After cleaning the seeds out of the pumpkins, we, of course, cooked and ate them! 😀 There are loads of wonderful recipes to try on the internet. And I didn’t want to waste all that delicious pumpkin, so I pureed it! It’s very easy and tastes sooo much better than canned puree.
Preheat your oven to 350 degrees. Line your pumpkin bits flesh side up on cookie sheets and cook for 45 minutes or until fork tender.
Now it’s time to separate the flesh from the skin. If, like me, you’re pumpkins are older, you will be able to just peel them. If they’re fresh pumpkins, they will still have a lot of moisture in them and might not peel easily. If so, you will have to use a spoon or a knife to scrape the pumpkin from the skin.

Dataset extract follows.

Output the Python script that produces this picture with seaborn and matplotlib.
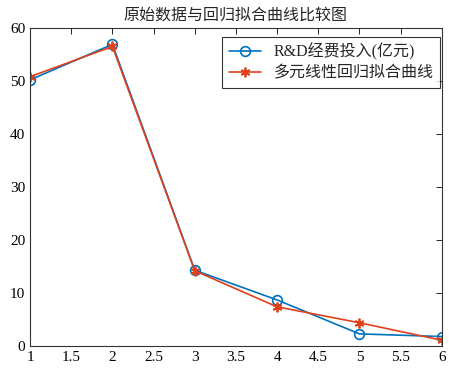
import numpy as np
import pandas as pd
import matplotlib
matplotlib.use('Agg')
import matplotlib.pyplot as plt
import seaborn as sns

# 数据
years = [1, 2, 3, 4, 5, 6]
rd_input = [50.2, 56.9, 14.3, 8.7, 2.3, 1.8]
fit_curve = [50.8, 56.5, 14.2, 7.4, 4.4, 1.1]
x_ticks = [1, 1.5, 2, 2.5, 3, 3.5, 4, 4.5, 5, 5.5, 6]
y_ticks = [0, 10, 20, 30, 40, 50, 60]

sns.set_style('white')
plt.rcParams['font.family'] = ['Liberation Serif', 'Noto Sans CJK SC']
plt.rcParams['axes.unicode_minus'] = False

df = pd.DataFrame({'x': years, 'rd': rd_input, 'fit': fit_curve})

fig = plt.figure(figsize=(4.49, 3.77), dpi=100)
ax = fig.add_axes([0.067, 0.082, 0.917, 0.844])

sns.lineplot(data=df, x='x', y='rd', ax=ax, color='#0072BD', marker='o',
             markersize=7, markerfacecolor='none', markeredgecolor='#0072BD',
             markeredgewidth=1.2, linewidth=1.2, label='R&D经费投入(亿元)')
sns.lineplot(data=df, x='x', y='fit', ax=ax, color='#E0401A', marker=(6, 2, 0),
             markersize=7, markeredgecolor='#E0401A', markeredgewidth=1.3,
             linewidth=1.2, label='多元线性回归拟合曲线')

ax.set_xlim(1, 6)
ax.set_ylim(0, 60)
ax.set_xticks(x_ticks)
ax.set_xticklabels([f'{t:g}' for t in x_ticks])
ax.set_yticks(y_ticks)
ax.set_xlabel('')
ax.set_ylabel('')
ax.tick_params(direction='in', length=4, width=0.6, labelsize=11, colors='black',
               top=True, right=True)
for s in ax.spines.values():
    s.set_color('#333333')
    s.set_linewidth(0.8)
ax.set_title('原始数据与回归拟合曲线比较图', fontsize=11.5, pad=6)

leg = ax.legend(loc='upper right', bbox_to_anchor=(0.995, 0.972), fontsize=11.5,
                frameon=True, fancybox=False, edgecolor='black', handlelength=2.0,
                borderpad=0.4, labelspacing=0.3, borderaxespad=0.0)
leg.get_frame().set_linewidth(0.8)

fig.savefig('out.png', dpi=100)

Now freeze it however you will in freezer containers or freezer bags. To make life easier on yourself, freeze it in cup amounts that match what you’ll use it for. For example, I have a cranberry pumpkin muffin recipe I love that requires 2 cups of puree. So I put two cups in a bag and freeze it. The night before I want to use it I put it in the fridge to thaw. But you could nuke it in the microwave on defrost in a pinch. Just be careful not to burn it!
The puree will keep up to six months in a regular freezer. But if you have access to a freezer chest and a FoodSaver, it’ll go a year easy. Enjoy!